Lisboa: uma negra no poder

Com Portugal, encerro a série de artigos que escrevi nestas férias. Mais do que falar de países europeus por onde passei, principalmente cidades como Barcelona, Viena, Lisboa, entre outras, ou roteiros turísticos de pessoas do mundo inteiro, quis falar do que vi em termos de atendimento ao estrangeiro.

Avaliei a diversidade e inclusão desses lugares, mas, acima de tudo, quis testar o tratamento e a recepção a um brasileiro negro e muito atento a aspectos relacionados às discriminações, tema do meu trabalho há mais de 30 anos.

Em geral, nos lugares por onde passei, pude perceber uma boa receptividade, lembrando que, na posição de turista, e não de imigrante que vai “roubar” um posto de trabalho, tive um tratamento provavelmente diferenciado em alguns desses lugares.

Não vivenciei nenhum tipo de discriminação. Pelo contrário, em todos os locais, tive um atendimento razoável, e olha que cheguei até a acompanhar uma manifestação contra imigrantes na Alemanha, mas tudo dentro de uma certa ordem, normalidade e respeito.

Mas uma coisa me chamou atenção por algumas cidades por onde passei: o grande número de imigrantes trabalhando no comércio local, como os paquistaneses nos serviços de táxi em Barcelona, os brasileiros e africanos de língua portuguesa nos serviços em Portugal, portugueses em Luxemburgo e assim por diante.

Para entender este contexto, e o crescente número de imigrantes, seja pedindo exílio político, seja procurando novas oportunidades, fugindo da fome e de guerras, tive uma verdadeira aula com a única deputada negra no Parlamento português, Romualda Maria da Conceição Martins Nunes Fernandes, do Partido Socialista (PS), integrante da comissão que cuida exatamente da área de imigrantes no país.

A entrevista foi longa, mas a fala da parlamentar evidencia a complexidade da questão imigratória do Velho Continente. Fui logo perguntando sobre as manifestações contra imigrantes na Europa e como a deputada via o fenômeno cada vez mais presente.

“Existem duas questões que precisam ser olhadas neste contexto da imigração, principalmente, vinda da África. Primeiro, isso não começou agora. Foram os europeus que, quando terminou a Segunda Guerra Mundial, buscaram a mão de obra dos imigrantes para vir para cá, para reconstruir a Europa. Eles precisavam desta mão de obra para levantar tudo o que havia sido destruído com a guerra”, respondeu a parlamentar.

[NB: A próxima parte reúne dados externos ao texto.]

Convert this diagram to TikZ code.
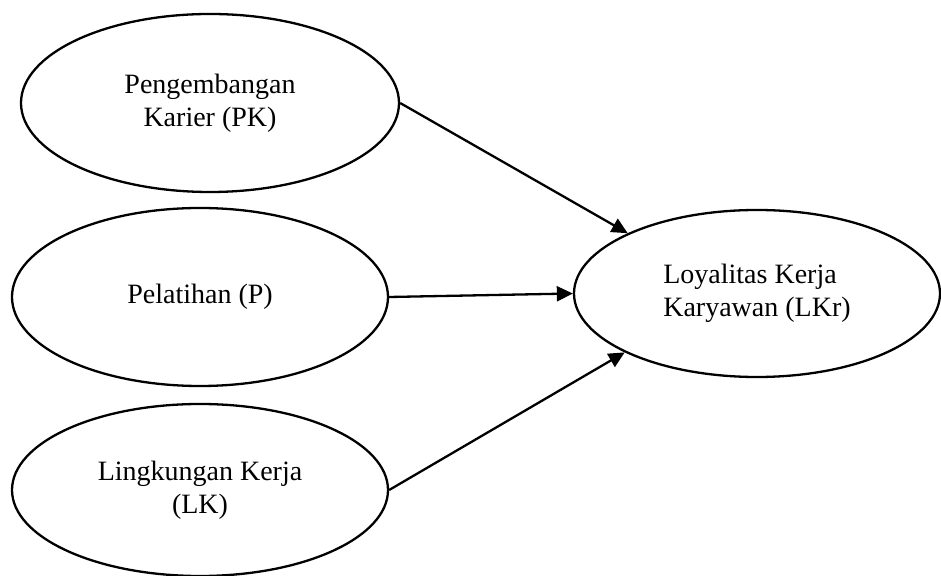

Pergunto, então, sobre o outro motivo. “A segunda questão é a imigração atual, que é econômica. Muitas pessoas vêm para cá por melhores condições de vida e salários, e ocupam lugares que estão vagos, no caso de Portugal, porque muitos portugueses vão para outros países da União Europeia, onde os salários e oportunidades são melhores”, aponta a deputada.

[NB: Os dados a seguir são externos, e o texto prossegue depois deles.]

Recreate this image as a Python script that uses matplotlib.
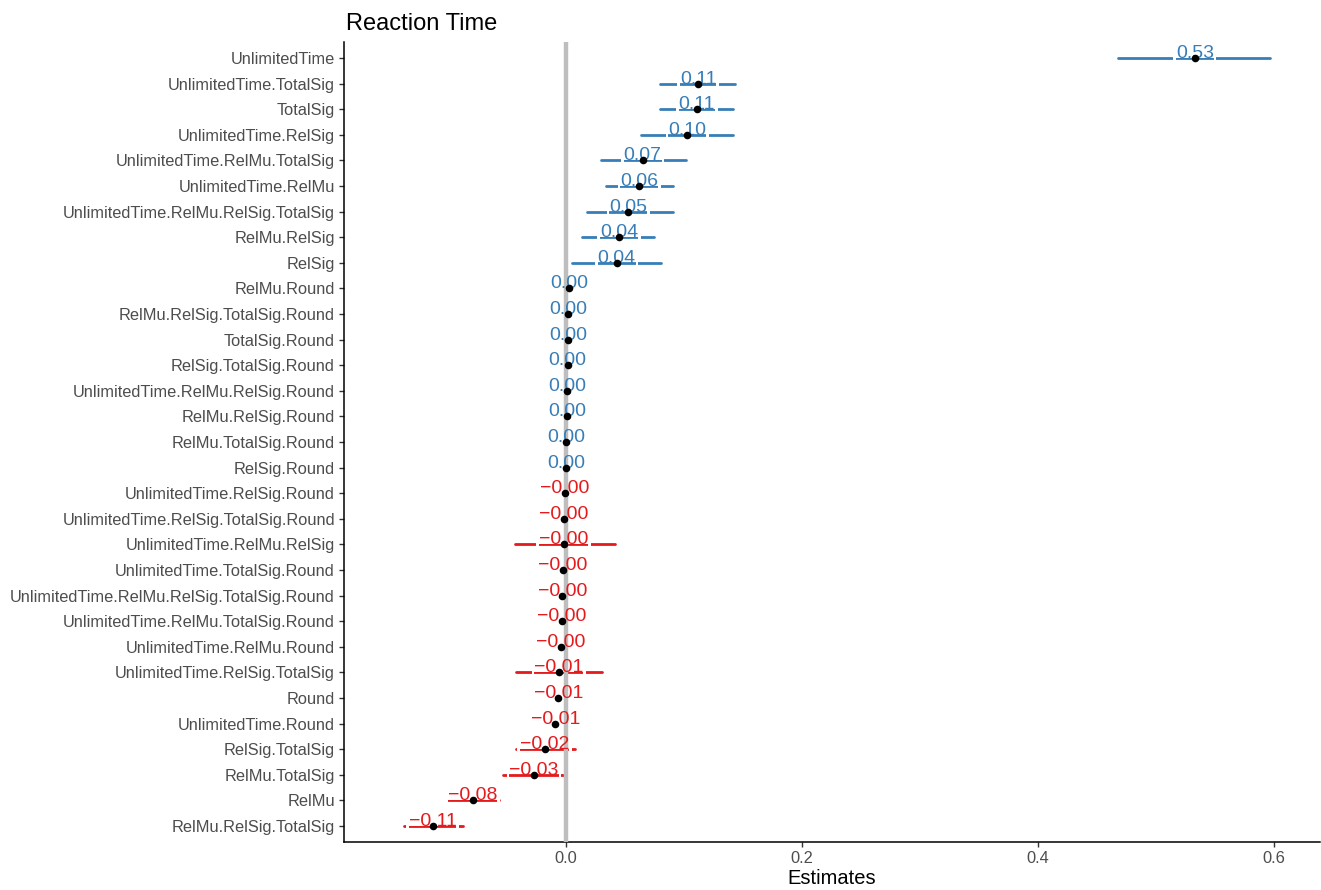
import matplotlib
matplotlib.use("Agg")
import matplotlib.pyplot as plt
from matplotlib.patches import Rectangle

plt.rcParams['font.family'] = ['Liberation Sans', 'DejaVu Sans']

terms = [
    "UnlimitedTime", "UnlimitedTime.TotalSig", "TotalSig", "UnlimitedTime.RelSig",
    "UnlimitedTime.RelMu.TotalSig", "UnlimitedTime.RelMu", "UnlimitedTime.RelMu.RelSig.TotalSig",
    "RelMu.RelSig", "RelSig", "RelMu.Round", "RelMu.RelSig.TotalSig.Round", "TotalSig.Round",
    "RelSig.TotalSig.Round", "UnlimitedTime.RelMu.RelSig.Round", "RelMu.RelSig.Round",
    "RelMu.TotalSig.Round", "RelSig.Round", "UnlimitedTime.RelSig.Round",
    "UnlimitedTime.RelSig.TotalSig.Round", "UnlimitedTime.RelMu.RelSig",
    "UnlimitedTime.TotalSig.Round", "UnlimitedTime.RelMu.RelSig.TotalSig.Round",
    "UnlimitedTime.RelMu.TotalSig.Round", "UnlimitedTime.RelMu.Round",
    "UnlimitedTime.RelSig.TotalSig", "Round", "UnlimitedTime.Round", "RelSig.TotalSig",
    "RelMu.TotalSig", "RelMu", "RelMu.RelSig.TotalSig",
]
estimates = [
    0.533, 0.112, 0.111, 0.103, 0.065, 0.062, 0.053, 0.045, 0.043,
    0.0025, 0.002, 0.0017, 0.0014, 0.0011, 0.0008, 0.0005, 0.0003,
    -0.001, -0.0015, -0.002, -0.0025, -0.003, -0.0035, -0.004,
    -0.006, -0.0065, -0.009, -0.018, -0.027, -0.079, -0.113,
]
ci_low = [
    0.468, 0.080, 0.080, 0.064, 0.030, 0.034, 0.018, 0.014, 0.005,
    0.0015, 0.001, 0.0008, 0.0006, 0.0003, 0.0, -0.0003, -0.0005,
    -0.002, -0.0025, -0.043, -0.0035, -0.004, -0.0045, -0.005,
    -0.042, -0.0075, -0.010, -0.042, -0.053, -0.100, -0.137,
]
ci_high = [
    0.597, 0.143, 0.142, 0.142, 0.102, 0.091, 0.091, 0.075, 0.081,
    0.0035, 0.003, 0.0026, 0.0022, 0.0019, 0.0016, 0.0013, 0.0011,
    0.0, -0.0005, 0.042, -0.0015, -0.002, -0.0025, -0.003,
    0.031, -0.0055, -0.008, 0.008, 0.000, -0.057, -0.087,
]
x_ticks = [0.0, 0.2, 0.4, 0.6]

BLUE = "#377EB8"
RED = "#E41A1C"

fig = plt.figure(figsize=(13.21, 8.90), dpi=100)
ax = fig.add_axes([344 / 1321, 1 - 842 / 890, (1320 - 344) / 1321, (842 - 42) / 890])

n = len(terms)
ypos = list(range(n, 0, -1))

ax.set_xlim(-0.188, 0.639)
ax.set_ylim(0.375, n + 0.625)

# reference line at zero, drawn above the label backings
ax.axvline(0, color="#BEBEBE", lw=3.2, zorder=3.5)

renderer = fig.canvas.get_renderer()
inv = ax.transData.inverted()

for y, est, lo, hi in zip(ypos, estimates, ci_low, ci_high):
    col = BLUE if est > 0 else RED
    ax.plot([lo, hi], [y, y], color=col, lw=2.0, solid_capstyle="round", zorder=2)
    label = f"{est:.2f}".replace("-", "\u2212")
    txt = ax.text(est, y, label, ha="center", va="baseline", color=col,
                  fontsize=14, zorder=4)
    # white backing behind the value label: covers the upper half of the
    # interval line under the glyphs and the full line at the label's sides
    bb = txt.get_window_extent(renderer=renderer)
    _, yc = ax.transData.transform((est, y))
    pad = 2.5
    (x0, ytop), (x1, _) = inv.transform([(bb.x0 - pad, bb.y1), (bb.x1 + pad, yc)])
    _, ymid = inv.transform((0, yc + 0.4))
    _, ylow = inv.transform((0, yc - 2.0))
    ax.add_patch(Rectangle((x0, ymid), x1 - x0, ytop - ymid, fc="white", ec="none", zorder=3))
    (xl, _), (xr, _) = inv.transform([(bb.x0, yc), (bb.x1, yc)])
    ax.add_patch(Rectangle((x0, ylow), xl - x0, ytop - ylow, fc="white", ec="none", zorder=3))
    ax.add_patch(Rectangle((xr, ylow), x1 - xr, ytop - ylow, fc="white", ec="none", zorder=3))
    ax.scatter([est], [y], s=30, color="black", zorder=5, linewidths=0)

ax.set_yticks(ypos)
ax.set_yticklabels(terms)
ax.set_xticks(x_ticks)
ax.set_xticklabels([f"{t:.1f}" for t in x_ticks])

for side in ("top", "right"):
    ax.spines[side].set_visible(False)
for side in ("left", "bottom"):
    ax.spines[side].set_linewidth(1.1)
    ax.spines[side].set_color("black")

ax.tick_params(axis="both", which="major", length=3.5, width=1.0, color="#333333",
               labelcolor="#4D4D4D", labelsize=11.8, pad=3)

ax.set_xlabel("Estimates", fontsize=14.5, color="black", labelpad=2)
ax.set_title("Reaction Time", fontsize=17, loc="left", x=0.002, pad=9, color="black")

fig.savefig("out.png", dpi=100)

“Não podemos esquecer também que a população aqui, assim como na França, Itália, Espanha, entre outros, está envelhecida, e alguém tem que trabalhar para pagar a Previdência dos mais velhos, senão ela quebra. O que posso dizer é que o imigrante hoje é um importante elemento na economia europeia”, completou.

Outra questão colocada para ela foi a perda de talentos em alguns países, como o Brasil, onde pessoas altamente capacitadas muitas vezes vêm para a Europa para ocupar vagas de trabalho de pouca expressão intelectual e educacional. A parlamentar respondeu que este também é um problema para Portugal, que forma grandes profissionais, inclusive em áreas estratégicas, como medicina.

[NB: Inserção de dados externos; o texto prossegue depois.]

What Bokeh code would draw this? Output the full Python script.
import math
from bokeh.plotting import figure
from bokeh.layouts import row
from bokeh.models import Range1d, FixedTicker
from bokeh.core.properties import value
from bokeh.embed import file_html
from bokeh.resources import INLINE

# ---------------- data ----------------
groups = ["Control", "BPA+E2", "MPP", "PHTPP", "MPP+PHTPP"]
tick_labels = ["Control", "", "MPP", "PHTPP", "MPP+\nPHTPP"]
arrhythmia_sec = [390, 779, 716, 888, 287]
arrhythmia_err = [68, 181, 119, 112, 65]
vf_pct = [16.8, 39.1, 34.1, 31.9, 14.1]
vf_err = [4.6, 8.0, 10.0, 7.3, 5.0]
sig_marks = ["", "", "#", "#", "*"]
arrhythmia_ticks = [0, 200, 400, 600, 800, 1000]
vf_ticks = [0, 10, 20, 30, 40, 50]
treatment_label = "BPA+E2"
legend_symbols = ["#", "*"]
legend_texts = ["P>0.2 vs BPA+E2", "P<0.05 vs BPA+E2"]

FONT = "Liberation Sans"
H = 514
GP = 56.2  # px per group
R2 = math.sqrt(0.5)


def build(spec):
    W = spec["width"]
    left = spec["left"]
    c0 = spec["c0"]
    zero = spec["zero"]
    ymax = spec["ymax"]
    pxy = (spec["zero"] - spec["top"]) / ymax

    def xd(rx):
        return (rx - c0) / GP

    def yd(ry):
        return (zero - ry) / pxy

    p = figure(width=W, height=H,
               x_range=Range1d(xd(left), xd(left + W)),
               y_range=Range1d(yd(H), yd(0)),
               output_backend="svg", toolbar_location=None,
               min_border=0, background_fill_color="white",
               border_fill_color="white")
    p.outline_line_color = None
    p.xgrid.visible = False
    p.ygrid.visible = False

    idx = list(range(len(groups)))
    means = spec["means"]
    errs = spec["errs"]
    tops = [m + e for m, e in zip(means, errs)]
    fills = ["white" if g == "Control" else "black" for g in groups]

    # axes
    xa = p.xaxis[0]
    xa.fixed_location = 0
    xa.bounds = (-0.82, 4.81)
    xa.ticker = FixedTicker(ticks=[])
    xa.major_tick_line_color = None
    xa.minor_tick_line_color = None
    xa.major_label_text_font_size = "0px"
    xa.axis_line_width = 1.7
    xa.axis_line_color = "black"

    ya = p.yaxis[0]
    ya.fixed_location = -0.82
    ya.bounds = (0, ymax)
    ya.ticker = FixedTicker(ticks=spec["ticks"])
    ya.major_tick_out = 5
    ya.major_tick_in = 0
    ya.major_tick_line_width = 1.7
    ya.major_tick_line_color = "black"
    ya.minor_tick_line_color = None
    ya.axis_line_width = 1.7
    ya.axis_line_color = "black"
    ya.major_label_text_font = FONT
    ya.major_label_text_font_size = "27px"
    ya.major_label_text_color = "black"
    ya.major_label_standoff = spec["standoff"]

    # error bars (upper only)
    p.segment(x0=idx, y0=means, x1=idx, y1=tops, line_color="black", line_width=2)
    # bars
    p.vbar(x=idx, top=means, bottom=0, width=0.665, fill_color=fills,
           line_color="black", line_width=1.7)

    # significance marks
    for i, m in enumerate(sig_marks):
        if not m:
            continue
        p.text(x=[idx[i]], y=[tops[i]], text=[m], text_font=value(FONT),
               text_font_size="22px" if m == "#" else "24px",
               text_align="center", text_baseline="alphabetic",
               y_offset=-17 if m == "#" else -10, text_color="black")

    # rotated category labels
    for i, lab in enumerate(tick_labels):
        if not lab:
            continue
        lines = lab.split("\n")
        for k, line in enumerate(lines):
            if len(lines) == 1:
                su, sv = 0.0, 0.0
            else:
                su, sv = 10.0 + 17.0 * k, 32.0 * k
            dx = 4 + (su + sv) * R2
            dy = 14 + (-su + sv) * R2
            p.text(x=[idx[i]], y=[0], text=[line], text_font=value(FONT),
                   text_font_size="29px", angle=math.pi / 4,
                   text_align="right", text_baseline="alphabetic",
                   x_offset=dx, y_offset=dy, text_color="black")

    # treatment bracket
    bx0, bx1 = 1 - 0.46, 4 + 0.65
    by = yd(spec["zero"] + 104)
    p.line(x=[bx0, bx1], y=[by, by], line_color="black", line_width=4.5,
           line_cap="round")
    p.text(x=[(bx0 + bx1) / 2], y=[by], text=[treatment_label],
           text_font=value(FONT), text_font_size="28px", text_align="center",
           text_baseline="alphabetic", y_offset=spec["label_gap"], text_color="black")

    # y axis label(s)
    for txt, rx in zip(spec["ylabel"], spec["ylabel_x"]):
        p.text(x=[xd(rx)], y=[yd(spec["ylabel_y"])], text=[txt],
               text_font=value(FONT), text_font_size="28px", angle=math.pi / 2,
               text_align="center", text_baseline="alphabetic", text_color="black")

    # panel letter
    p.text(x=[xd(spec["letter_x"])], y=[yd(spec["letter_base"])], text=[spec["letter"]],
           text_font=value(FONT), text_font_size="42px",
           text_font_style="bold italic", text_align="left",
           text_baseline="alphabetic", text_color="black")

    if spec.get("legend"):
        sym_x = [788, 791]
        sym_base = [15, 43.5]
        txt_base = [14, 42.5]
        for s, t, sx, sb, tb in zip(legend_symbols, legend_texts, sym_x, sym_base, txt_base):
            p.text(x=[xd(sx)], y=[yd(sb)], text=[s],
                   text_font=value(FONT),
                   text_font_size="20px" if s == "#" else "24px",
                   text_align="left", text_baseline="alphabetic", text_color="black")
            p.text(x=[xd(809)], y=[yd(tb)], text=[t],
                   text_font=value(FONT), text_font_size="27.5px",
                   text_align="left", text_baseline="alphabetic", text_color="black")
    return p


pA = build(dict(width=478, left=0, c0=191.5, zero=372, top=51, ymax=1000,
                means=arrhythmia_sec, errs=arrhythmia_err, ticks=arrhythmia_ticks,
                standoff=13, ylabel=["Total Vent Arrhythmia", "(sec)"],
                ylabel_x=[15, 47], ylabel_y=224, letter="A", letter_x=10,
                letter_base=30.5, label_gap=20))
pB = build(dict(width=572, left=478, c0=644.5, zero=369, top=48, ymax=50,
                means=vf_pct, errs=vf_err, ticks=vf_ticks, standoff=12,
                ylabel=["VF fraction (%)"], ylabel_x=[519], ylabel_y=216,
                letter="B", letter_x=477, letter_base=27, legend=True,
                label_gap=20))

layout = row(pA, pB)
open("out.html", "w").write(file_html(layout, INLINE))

“Depois que o Estado investir anos nesses talentos, eles vão para outros países europeus, muitos na Comunidade Europeia, ganhando melhor do que ganhariam aqui”, acrescentou. “É o caso do país que o senhor conheceu, Luxemburgo, que é um local atrativo pelos seus altos salários.”

A entrevista com a deputada Romualda foi longa, assim como sua experiência de muitas legislaturas na cadeira de única parlamentar negra portuguesa. A mulher que chegou criança da Guiné Bissau e se formou em Paris, hoje aos 69 anos, consegue ser uma inspiração para a juventude negra de Portugal.

É um exemplo de inclusão, em um espaço ainda muito restrito para pessoas negras, principalmente se forem mulheres e estrangeiras. A presença no Parlamento e em outras instâncias de poder em Portugal, apesar da grande população negra ser cada vez maior na capital, ainda é um desafio.